* **EXERCISE**: Show every line where "that" occurs.

==*==

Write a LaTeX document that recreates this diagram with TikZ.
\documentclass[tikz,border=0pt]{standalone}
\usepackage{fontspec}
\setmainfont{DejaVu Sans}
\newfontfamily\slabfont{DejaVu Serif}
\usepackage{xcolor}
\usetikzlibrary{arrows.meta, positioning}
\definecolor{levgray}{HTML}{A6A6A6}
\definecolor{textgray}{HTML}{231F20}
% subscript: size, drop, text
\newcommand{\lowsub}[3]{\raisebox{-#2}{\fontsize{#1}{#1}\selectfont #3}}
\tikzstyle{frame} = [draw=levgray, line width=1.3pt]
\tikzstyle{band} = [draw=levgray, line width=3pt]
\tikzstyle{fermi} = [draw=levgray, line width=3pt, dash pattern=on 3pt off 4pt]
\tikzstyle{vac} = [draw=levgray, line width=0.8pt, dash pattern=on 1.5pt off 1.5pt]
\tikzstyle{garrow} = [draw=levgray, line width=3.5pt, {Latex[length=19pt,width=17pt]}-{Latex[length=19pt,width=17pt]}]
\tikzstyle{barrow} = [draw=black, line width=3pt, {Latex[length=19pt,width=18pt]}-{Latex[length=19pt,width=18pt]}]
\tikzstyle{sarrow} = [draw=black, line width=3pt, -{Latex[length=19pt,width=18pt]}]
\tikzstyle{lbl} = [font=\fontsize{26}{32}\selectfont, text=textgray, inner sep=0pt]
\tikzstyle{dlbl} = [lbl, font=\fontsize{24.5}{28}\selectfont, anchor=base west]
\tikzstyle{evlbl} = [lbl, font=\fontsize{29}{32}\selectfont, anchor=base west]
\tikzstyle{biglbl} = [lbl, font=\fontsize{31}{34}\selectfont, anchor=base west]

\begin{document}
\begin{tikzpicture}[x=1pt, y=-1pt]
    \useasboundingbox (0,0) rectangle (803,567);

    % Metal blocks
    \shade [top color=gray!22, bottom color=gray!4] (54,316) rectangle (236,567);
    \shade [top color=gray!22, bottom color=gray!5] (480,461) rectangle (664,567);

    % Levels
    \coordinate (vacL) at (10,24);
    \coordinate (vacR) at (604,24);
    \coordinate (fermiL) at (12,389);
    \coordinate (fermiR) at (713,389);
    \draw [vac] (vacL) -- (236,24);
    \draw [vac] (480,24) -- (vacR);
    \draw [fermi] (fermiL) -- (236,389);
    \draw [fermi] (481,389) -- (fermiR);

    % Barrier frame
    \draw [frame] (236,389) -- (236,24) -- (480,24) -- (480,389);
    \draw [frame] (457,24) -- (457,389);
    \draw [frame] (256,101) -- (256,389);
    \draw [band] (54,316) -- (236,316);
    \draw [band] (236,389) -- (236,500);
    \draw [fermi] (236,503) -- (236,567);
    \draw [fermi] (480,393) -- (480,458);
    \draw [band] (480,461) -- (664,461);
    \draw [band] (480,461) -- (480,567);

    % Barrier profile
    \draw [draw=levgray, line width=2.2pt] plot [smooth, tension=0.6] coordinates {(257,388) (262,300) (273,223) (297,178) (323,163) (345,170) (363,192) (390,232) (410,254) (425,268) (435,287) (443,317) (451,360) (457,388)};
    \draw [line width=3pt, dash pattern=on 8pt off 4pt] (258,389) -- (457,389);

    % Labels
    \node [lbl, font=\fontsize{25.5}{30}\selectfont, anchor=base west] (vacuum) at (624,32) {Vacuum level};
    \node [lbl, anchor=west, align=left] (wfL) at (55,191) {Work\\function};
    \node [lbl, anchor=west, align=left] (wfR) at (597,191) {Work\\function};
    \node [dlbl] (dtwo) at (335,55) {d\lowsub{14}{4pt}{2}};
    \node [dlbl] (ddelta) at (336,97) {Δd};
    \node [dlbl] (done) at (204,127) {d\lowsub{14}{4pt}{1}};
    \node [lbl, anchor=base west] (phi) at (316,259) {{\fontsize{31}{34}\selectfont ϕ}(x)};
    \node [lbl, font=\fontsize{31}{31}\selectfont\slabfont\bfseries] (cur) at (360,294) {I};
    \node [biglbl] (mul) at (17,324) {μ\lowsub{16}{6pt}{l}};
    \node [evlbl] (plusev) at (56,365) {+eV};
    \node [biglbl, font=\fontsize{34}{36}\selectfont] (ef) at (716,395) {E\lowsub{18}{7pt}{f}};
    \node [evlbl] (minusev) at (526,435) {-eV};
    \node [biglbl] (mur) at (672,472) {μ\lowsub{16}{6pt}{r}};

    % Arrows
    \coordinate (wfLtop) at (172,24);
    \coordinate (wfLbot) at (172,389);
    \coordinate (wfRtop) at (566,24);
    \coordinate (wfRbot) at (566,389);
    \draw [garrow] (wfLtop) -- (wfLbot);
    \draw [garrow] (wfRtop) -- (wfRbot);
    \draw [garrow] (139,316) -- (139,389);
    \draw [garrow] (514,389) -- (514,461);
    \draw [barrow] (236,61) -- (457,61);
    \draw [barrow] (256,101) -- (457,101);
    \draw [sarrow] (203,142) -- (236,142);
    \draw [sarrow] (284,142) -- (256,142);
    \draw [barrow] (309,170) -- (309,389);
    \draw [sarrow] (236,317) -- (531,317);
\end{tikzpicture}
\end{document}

==*==

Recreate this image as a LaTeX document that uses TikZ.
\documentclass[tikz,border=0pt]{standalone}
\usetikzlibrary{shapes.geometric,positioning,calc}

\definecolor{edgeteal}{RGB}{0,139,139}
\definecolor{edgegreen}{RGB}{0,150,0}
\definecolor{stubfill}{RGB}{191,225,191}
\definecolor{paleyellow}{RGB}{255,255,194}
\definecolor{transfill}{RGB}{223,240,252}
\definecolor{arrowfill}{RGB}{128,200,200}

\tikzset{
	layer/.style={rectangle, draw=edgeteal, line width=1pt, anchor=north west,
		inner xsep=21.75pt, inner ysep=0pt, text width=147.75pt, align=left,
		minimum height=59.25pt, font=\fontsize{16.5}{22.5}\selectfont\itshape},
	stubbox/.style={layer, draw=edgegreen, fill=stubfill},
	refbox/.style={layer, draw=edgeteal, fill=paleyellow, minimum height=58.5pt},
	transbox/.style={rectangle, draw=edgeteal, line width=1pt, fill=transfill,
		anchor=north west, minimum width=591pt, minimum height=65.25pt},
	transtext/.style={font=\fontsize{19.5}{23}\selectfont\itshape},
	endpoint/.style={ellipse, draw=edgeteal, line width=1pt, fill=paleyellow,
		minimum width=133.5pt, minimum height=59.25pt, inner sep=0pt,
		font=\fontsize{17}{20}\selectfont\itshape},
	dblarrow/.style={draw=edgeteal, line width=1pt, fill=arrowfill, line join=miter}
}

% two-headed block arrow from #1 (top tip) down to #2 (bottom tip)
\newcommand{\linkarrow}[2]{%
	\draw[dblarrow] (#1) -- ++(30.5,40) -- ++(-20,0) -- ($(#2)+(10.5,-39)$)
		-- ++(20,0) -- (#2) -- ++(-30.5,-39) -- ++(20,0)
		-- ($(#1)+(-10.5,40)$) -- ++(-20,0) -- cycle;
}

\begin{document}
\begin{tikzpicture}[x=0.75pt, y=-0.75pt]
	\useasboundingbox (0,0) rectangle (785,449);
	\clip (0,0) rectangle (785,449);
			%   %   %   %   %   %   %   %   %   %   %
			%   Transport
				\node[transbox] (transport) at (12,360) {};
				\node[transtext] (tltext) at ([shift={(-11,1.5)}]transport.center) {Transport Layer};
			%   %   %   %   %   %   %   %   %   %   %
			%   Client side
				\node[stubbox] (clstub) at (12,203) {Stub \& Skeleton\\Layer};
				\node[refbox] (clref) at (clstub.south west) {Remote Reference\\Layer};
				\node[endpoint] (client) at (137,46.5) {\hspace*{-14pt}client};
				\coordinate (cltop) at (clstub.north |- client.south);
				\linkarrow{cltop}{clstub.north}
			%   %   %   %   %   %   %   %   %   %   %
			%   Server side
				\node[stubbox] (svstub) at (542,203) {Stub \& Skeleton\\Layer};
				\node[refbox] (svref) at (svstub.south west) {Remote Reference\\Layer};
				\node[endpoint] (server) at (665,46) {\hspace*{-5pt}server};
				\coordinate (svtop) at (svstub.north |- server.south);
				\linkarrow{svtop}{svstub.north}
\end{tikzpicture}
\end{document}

==*==

* **CORRECT OUTPUT**:
Write a LaTeX document that recreates this diagram with TikZ.
Recreate this image as a LaTeX document that uses TikZ.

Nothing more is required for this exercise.